%%
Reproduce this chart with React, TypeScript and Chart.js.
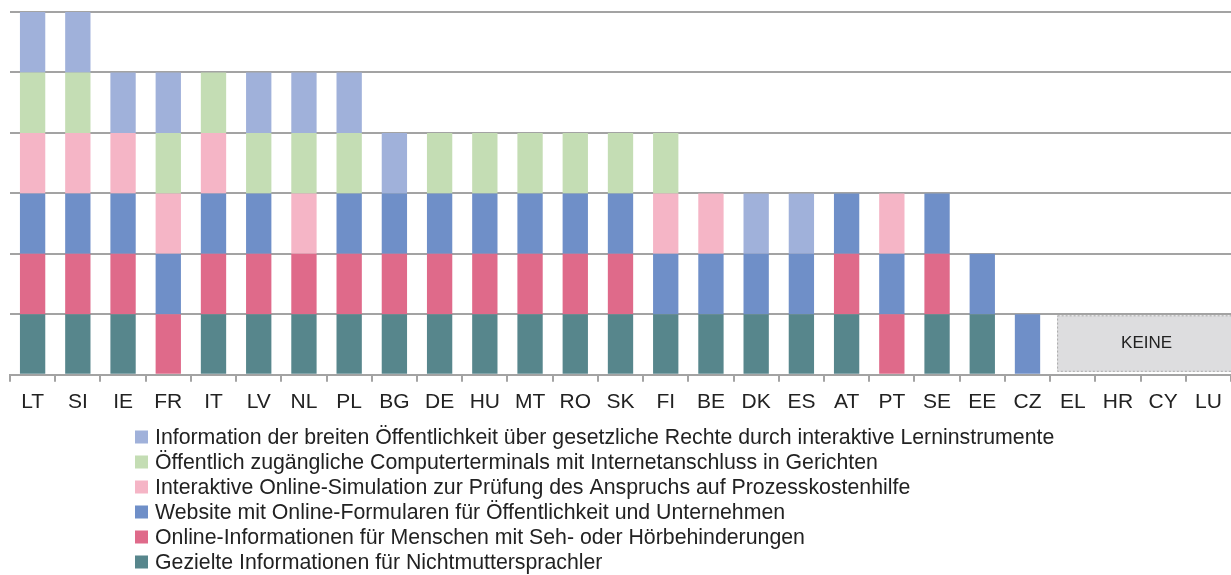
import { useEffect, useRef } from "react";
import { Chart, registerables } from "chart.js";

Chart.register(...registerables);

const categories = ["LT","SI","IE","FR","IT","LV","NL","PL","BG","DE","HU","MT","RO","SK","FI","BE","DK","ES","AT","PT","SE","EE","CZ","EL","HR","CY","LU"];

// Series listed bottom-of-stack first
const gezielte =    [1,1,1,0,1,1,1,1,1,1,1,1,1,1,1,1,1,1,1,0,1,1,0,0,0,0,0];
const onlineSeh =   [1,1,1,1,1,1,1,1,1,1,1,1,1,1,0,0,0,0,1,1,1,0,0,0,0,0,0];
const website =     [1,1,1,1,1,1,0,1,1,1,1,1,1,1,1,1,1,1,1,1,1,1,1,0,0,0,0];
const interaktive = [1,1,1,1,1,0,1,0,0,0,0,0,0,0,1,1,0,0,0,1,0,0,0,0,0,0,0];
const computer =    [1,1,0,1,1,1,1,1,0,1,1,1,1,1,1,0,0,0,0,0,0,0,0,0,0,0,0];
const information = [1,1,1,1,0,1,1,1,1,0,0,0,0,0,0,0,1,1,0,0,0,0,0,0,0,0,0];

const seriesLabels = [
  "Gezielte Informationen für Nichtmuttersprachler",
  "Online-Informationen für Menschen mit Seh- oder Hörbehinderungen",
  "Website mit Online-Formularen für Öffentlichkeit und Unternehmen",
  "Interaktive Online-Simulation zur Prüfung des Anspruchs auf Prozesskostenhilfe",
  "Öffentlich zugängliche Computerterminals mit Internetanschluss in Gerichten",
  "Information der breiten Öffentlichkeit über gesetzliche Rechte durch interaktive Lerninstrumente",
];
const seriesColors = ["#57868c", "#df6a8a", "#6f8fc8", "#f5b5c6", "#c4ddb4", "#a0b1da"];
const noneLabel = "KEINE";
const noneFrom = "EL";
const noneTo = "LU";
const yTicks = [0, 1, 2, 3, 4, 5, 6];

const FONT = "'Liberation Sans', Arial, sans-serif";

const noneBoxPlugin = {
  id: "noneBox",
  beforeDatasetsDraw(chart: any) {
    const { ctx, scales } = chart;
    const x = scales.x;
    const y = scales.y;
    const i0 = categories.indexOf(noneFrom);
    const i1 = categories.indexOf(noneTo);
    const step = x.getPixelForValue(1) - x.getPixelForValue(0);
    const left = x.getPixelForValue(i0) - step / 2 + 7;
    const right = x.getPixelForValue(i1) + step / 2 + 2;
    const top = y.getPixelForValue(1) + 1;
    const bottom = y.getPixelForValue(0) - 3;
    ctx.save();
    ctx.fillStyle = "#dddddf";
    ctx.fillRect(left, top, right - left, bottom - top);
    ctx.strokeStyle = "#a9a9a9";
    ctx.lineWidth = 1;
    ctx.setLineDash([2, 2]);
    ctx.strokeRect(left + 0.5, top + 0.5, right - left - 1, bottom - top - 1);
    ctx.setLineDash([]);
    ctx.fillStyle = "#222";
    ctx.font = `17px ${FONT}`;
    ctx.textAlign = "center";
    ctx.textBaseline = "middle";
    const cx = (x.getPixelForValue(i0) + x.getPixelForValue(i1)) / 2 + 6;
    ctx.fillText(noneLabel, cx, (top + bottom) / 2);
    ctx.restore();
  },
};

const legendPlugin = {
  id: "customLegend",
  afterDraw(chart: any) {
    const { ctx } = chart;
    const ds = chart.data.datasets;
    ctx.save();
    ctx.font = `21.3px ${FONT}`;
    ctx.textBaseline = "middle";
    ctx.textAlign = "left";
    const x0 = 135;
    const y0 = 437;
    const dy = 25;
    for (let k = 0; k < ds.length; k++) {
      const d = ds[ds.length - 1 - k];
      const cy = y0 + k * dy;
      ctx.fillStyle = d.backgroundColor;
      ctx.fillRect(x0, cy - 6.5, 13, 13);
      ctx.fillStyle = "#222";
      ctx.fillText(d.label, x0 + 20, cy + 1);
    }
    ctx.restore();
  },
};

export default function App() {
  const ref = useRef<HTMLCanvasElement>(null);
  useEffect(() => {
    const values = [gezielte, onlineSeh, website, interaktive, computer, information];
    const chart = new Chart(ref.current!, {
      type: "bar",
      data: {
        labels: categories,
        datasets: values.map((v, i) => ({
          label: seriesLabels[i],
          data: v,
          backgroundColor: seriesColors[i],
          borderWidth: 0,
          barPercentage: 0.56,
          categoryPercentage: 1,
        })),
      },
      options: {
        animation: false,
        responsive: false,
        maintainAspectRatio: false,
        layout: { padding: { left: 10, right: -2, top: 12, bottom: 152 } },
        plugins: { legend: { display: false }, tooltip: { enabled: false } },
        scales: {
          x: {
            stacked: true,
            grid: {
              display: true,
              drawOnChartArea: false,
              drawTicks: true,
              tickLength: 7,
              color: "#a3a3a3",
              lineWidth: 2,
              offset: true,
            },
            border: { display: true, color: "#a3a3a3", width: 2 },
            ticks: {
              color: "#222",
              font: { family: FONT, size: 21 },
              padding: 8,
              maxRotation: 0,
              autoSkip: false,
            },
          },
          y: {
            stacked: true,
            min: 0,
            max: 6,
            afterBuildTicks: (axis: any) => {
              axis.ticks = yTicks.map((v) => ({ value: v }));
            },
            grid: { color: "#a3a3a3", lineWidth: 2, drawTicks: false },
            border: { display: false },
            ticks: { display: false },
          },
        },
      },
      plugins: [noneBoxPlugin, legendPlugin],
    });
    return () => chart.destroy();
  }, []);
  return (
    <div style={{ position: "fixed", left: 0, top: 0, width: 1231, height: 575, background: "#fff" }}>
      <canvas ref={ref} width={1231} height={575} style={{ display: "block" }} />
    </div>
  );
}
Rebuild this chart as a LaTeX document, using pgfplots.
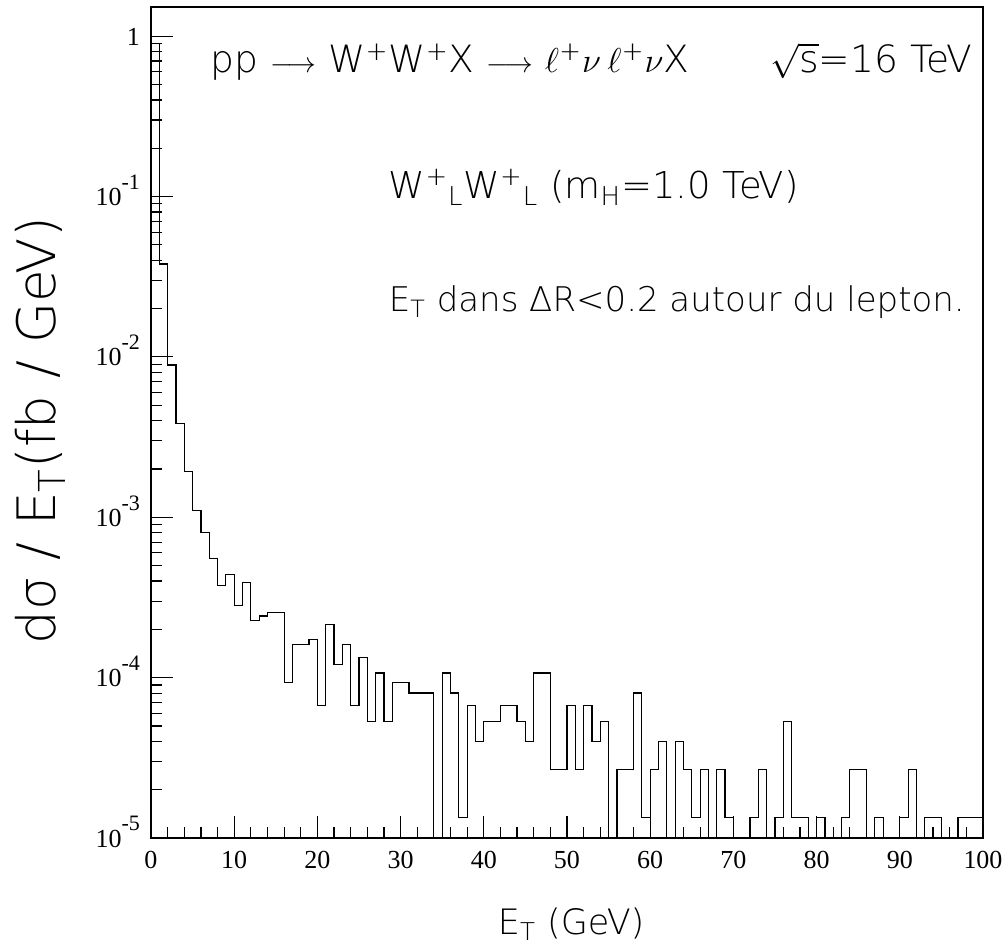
%%
From the listing above, pick out each line where the word "this" appears.

Reproduce this chart with React, TypeScript and Chart.js.
Rebuild this chart as a LaTeX document, using pgfplots.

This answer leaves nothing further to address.